EPA facing new lawsuits over pesticide use
EUGENE, Ore. – The Environmental Protection Agency is facing an onslaught of lawsuits from both the pesticide industry and environmental activists, over a new rule on pesticide use in or near water. Lawsuits have been filed in 11 of the nation's 13 circuit courts, including the 9th Circuit, which serves Oregon. Environmentalists say the EPA has knowingly violated a court decision in an Oregon case that would have meant fewer pesticides flowing into Oregon rivers. Pesticide manufacturers counter the new rule doesn't do enough to protect them from unnecessary and costly government regulation.
Read the complete story from the Seattle Times here.
EPA asked to crack down on natural pesticides
Currently, the EPA does not regulate "minimum-risk" pesticides produced from natural products such as peppermint oil, licorice, garlic, lemon grass and thyme that are "generally recognized as safe." As long as labels do not make a specific health claim or list a specific disease that a targeted bug or other pest may carry, the EPA doesn't require marketers to prove that the substances work. The Consumer Specialty Products Association, whose members include manufacturers of conventional chemical pesticides, sent the EPA a petition in March arguing that a product that claims to kill or repel a pest known to carry a disease is making a health claim, even if its label does not specifically refer to the disease.
Read the complete story from the Palm Beach Post here.

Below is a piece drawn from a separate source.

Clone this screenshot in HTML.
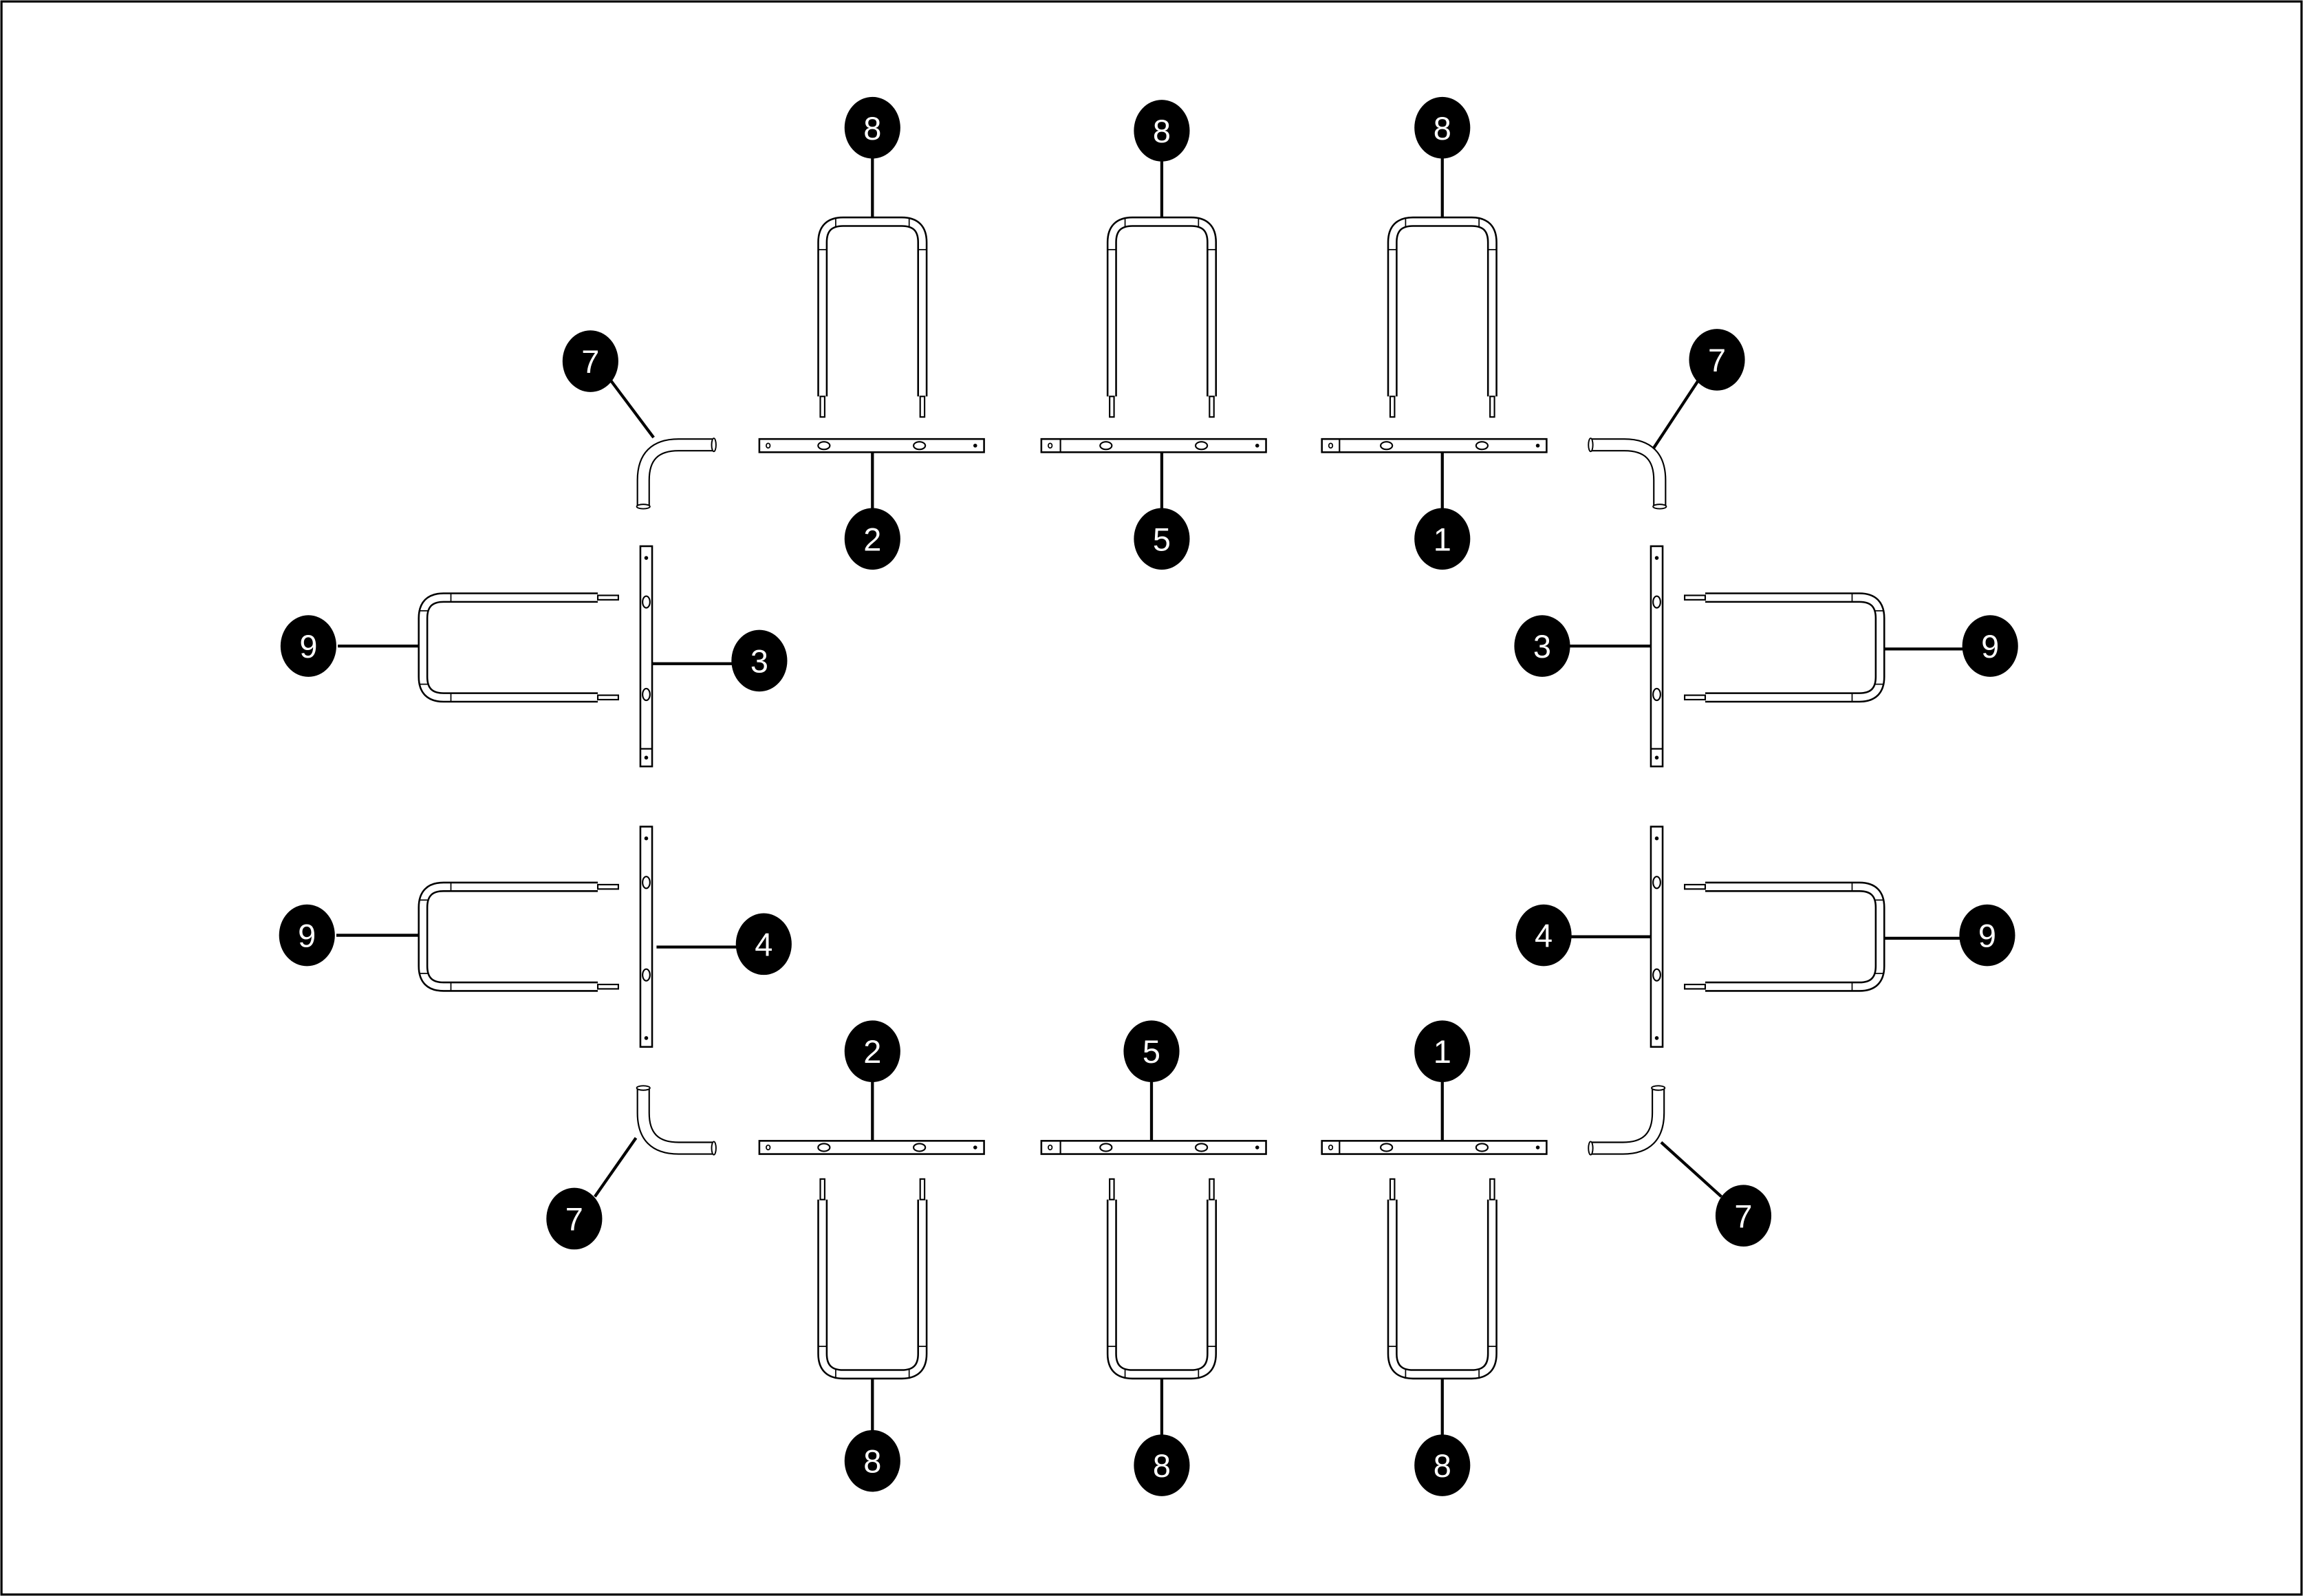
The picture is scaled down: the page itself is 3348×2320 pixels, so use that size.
<!DOCTYPE html>
<html><head><meta charset="utf-8"><style>
html,body{margin:0;padding:0;background:#fff;}
svg{display:block;}
text{font-family:"Liberation Sans",sans-serif;font-size:22px;fill:#fff;text-anchor:middle;}
</style></head><body>
<svg width="3348" height="2320" viewBox="0 0 1568 1087" preserveAspectRatio="none" xmlns="http://www.w3.org/2000/svg">
<defs>
<g id="u">
<path d="M-34 122 V17 Q-34 3 -20 3 H20 Q34 3 34 17 V122" fill="none" stroke="#000" stroke-width="7"/>
<path d="M-34 122 V17 Q-34 3 -20 3 H20 Q34 3 34 17 V122" fill="none" stroke="#fff" stroke-width="4.6"/>
<rect x="-35.5" y="122" width="3" height="14" fill="#fff" stroke="#000" stroke-width="1"/>
<rect x="32.5" y="122" width="3" height="14" fill="#fff" stroke="#000" stroke-width="1"/>
<line x1="-25" y1="0" x2="-25" y2="7" stroke="#000" stroke-width="0.8"/>
<line x1="25" y1="0" x2="25" y2="7" stroke="#000" stroke-width="0.8"/>
<line x1="-37" y1="22" x2="-31" y2="22" stroke="#000" stroke-width="0.8"/>
<line x1="31" y1="22" x2="37" y2="22" stroke="#000" stroke-width="0.8"/>
</g>
<g id="hb">
<rect x="0" y="0" width="153" height="9" fill="#fff" stroke="#000" stroke-width="1.2"/>
<ellipse cx="6" cy="4.5" rx="1.3" ry="1.6" fill="none" stroke="#000" stroke-width="0.8"/>
<ellipse cx="44" cy="4.5" rx="4" ry="2.6" fill="none" stroke="#000" stroke-width="1"/>
<ellipse cx="109" cy="4.5" rx="4" ry="2.6" fill="none" stroke="#000" stroke-width="1"/>
<circle cx="147" cy="4.5" r="1.3" fill="#000"/>
</g>
<g id="vb">
<rect x="0" y="0" width="8" height="150" fill="#fff" stroke="#000" stroke-width="1.2"/>
<circle cx="4" cy="8" r="1.3" fill="#000"/>
<ellipse cx="4" cy="38" rx="2.5" ry="4" fill="none" stroke="#000" stroke-width="1"/>
<ellipse cx="4" cy="101" rx="2.5" ry="4" fill="none" stroke="#000" stroke-width="1"/>
<circle cx="4" cy="144" r="1.3" fill="#000"/>
</g>
<path id="el" d="M0 42 V24 Q0 0 24 0 H47" fill="none"/>
</defs>
<rect x="1" y="1" width="1566" height="1085" fill="#fff" stroke="#000" stroke-width="1.5"/>

<g stroke="#000" stroke-width="2">
<!-- top leaders -->
<line x1="594" y1="100" x2="594" y2="150"/><line x1="791" y1="100" x2="791" y2="150"/><line x1="982" y1="100" x2="982" y2="150"/>
<line x1="594" y1="308" x2="594" y2="350"/><line x1="791" y1="308" x2="791" y2="350"/><line x1="982" y1="308" x2="982" y2="350"/>
<line x1="415" y1="258" x2="445" y2="298"/><line x1="1157" y1="258" x2="1126" y2="305"/>
<line x1="444" y1="452" x2="500" y2="452"/><line x1="230" y1="440" x2="287" y2="440"/>
<line x1="1068" y1="440" x2="1126" y2="440"/><line x1="1282" y1="442" x2="1338" y2="442"/>
<line x1="447" y1="645" x2="503" y2="645"/><line x1="229" y1="637" x2="287" y2="637"/>
<line x1="1069" y1="638" x2="1128" y2="638"/><line x1="1281" y1="639" x2="1336" y2="639"/>
<line x1="594" y1="730" x2="594" y2="778"/><line x1="784" y1="730" x2="784" y2="778"/><line x1="982" y1="730" x2="982" y2="778"/>
<line x1="594" y1="937" x2="594" y2="980"/><line x1="791" y1="939" x2="791" y2="983"/><line x1="982" y1="939" x2="982" y2="983"/>
<line x1="405" y1="815" x2="433" y2="775"/><line x1="1172" y1="815" x2="1131" y2="778"/>
</g>

<!-- top U's -->
<use href="#u" transform="translate(594,148)"/>
<use href="#u" transform="translate(791,148)"/>
<use href="#u" transform="translate(982,148)"/>
<!-- bottom U's -->
<use href="#u" transform="translate(594,939) scale(1,-1)"/>
<use href="#u" transform="translate(791,939) scale(1,-1)"/>
<use href="#u" transform="translate(982,939) scale(1,-1)"/>
<!-- side U's -->
<use href="#u" transform="translate(285,441) rotate(-90)"/>
<use href="#u" transform="translate(285,638) rotate(-90)"/>
<use href="#u" transform="translate(1283,441) rotate(90)"/>
<use href="#u" transform="translate(1283,638) rotate(90)"/>

<!-- horizontal bars -->
<use href="#hb" transform="translate(517,299)"/>
<use href="#hb" transform="translate(709,299)"/>
<use href="#hb" transform="translate(900,299)"/>
<use href="#hb" transform="translate(517,777)"/>
<use href="#hb" transform="translate(709,777)"/>
<use href="#hb" transform="translate(900,777)"/>
<g stroke="#000" stroke-width="1"><line x1="722" y1="299" x2="722" y2="308"/><line x1="912" y1="299" x2="912" y2="308"/><line x1="722" y1="777" x2="722" y2="786"/><line x1="912" y1="777" x2="912" y2="786"/></g>

<!-- vertical bars -->
<use href="#vb" transform="translate(436,372)"/>
<use href="#vb" transform="translate(436,563)"/>
<use href="#vb" transform="translate(1124,372)"/>
<use href="#vb" transform="translate(1124,563)"/>
<g stroke="#000" stroke-width="1"><line x1="436" y1="510" x2="444" y2="510"/><line x1="1124" y1="510" x2="1132" y2="510"/></g>

<!-- elbows -->
<g fill="none">
<use href="#el" transform="translate(438,303)" stroke="#000" stroke-width="9"/>
<use href="#el" transform="translate(438,303)" stroke="#fff" stroke-width="7"/>
<use href="#el" transform="translate(1130,303) scale(-1,1)" stroke="#000" stroke-width="9"/>
<use href="#el" transform="translate(1130,303) scale(-1,1)" stroke="#fff" stroke-width="7"/>
<use href="#el" transform="translate(438,782) scale(1,-1)" stroke="#000" stroke-width="9"/>
<use href="#el" transform="translate(438,782) scale(1,-1)" stroke="#fff" stroke-width="7"/>
<use href="#el" transform="translate(1129,782) scale(-1,-1)" stroke="#000" stroke-width="9"/>
<use href="#el" transform="translate(1129,782) scale(-1,-1)" stroke="#fff" stroke-width="7"/>
</g>
<g fill="#fff" stroke="#000" stroke-width="0.9">
<ellipse cx="438" cy="345" rx="4.5" ry="1.5"/><ellipse cx="486" cy="303" rx="1.5" ry="4.5"/>
<ellipse cx="1130" cy="345" rx="4.5" ry="1.5"/><ellipse cx="1083" cy="303" rx="1.5" ry="4.5"/>
<ellipse cx="438" cy="741" rx="4.5" ry="1.5"/><ellipse cx="486" cy="782" rx="1.5" ry="4.5"/>
<ellipse cx="1129" cy="741" rx="4.5" ry="1.5"/><ellipse cx="1083" cy="782" rx="1.5" ry="4.5"/>
</g>

<!-- callouts -->
<g fill="#000">
<ellipse cx="594" cy="87" rx="19" ry="21"/><ellipse cx="791" cy="89" rx="19" ry="21"/><ellipse cx="982" cy="87" rx="19" ry="21"/>
<ellipse cx="402" cy="246" rx="19" ry="21"/><ellipse cx="1169" cy="245" rx="19" ry="21"/>
<ellipse cx="594" cy="367" rx="19" ry="21"/><ellipse cx="791" cy="367" rx="19" ry="21"/><ellipse cx="982" cy="367" rx="19" ry="21"/>
<ellipse cx="210" cy="440" rx="19" ry="21"/><ellipse cx="517" cy="450" rx="19" ry="21"/>
<ellipse cx="1050" cy="440" rx="19" ry="21"/><ellipse cx="1355" cy="440" rx="19" ry="21"/>
<ellipse cx="209" cy="637" rx="19" ry="21"/><ellipse cx="520" cy="643" rx="19" ry="21"/>
<ellipse cx="1051" cy="637" rx="19" ry="21"/><ellipse cx="1353" cy="637" rx="19" ry="21"/>
<ellipse cx="594" cy="716" rx="19" ry="21"/><ellipse cx="784" cy="716" rx="19" ry="21"/><ellipse cx="982" cy="716" rx="19" ry="21"/>
<ellipse cx="391" cy="830" rx="19" ry="21"/><ellipse cx="1187" cy="828" rx="19" ry="21"/>
<ellipse cx="594" cy="995" rx="19" ry="21"/><ellipse cx="791" cy="998" rx="19" ry="21"/><ellipse cx="982" cy="998" rx="19" ry="21"/>
</g>
<g>
<text x="594" y="95">8</text><text x="791" y="97">8</text><text x="982" y="95">8</text>
<text x="402" y="254">7</text><text x="1169" y="253">7</text>
<text x="594" y="375">2</text><text x="791" y="375">5</text><text x="982" y="375">1</text>
<text x="210" y="448">9</text><text x="517" y="458">3</text>
<text x="1050" y="448">3</text><text x="1355" y="448">9</text>
<text x="209" y="645">9</text><text x="520" y="651">4</text>
<text x="1051" y="645">4</text><text x="1353" y="645">9</text>
<text x="594" y="724">2</text><text x="784" y="724">5</text><text x="982" y="724">1</text>
<text x="391" y="838">7</text><text x="1187" y="836">7</text>
<text x="594" y="1003">8</text><text x="791" y="1006">8</text><text x="982" y="1006">8</text>
</g>
</svg>
</body></html>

Oregon's pesticide reporting system takes root
In the first week of the state's new program to collect pesticide-use information, almost 20 people filed reports. The Pesticide Use Reporting System, established in 1999 but funded for the first time in 2005, aims to provide information about what pesticides are being used in Oregon, in what quantities, and generally where they are being applied. The state estimated that the system will track about 8 million reports of pesticide applications per year from 123,000 pesticide users across the state. "Having access to information about environmental hazards, in this case where pesticides are applied, we are hoping we might see use patterns to help us inform our health surveillance," said Lori Barck of the environmental and occupational epidemiology program at Oregon's Public Health Division.
Read the complete story from the Statesman Journal here.
— Mike Seuffert
Friday, January 05, 2007
The Associated Press, reporting in the Cleveland Plain Dealer newspaper, reported on a program at the Southeastern Correctional Institute in Lancaster, OH, that trains inmates for careers in the Green Industry. (When they get out, of course.)
One former student got a job as a golf course superintendent, another was recently promoted to landscape designer and two others started their own contracting businesses, according to the article. It went on to describe how one “graduate”, in prison four times, got two job offers within days of being released.
Our hat is off to retired horticulture instructor Tom Ramsey, who leads the program and says some of his pupils keep in contact with him to let him know how they're doing.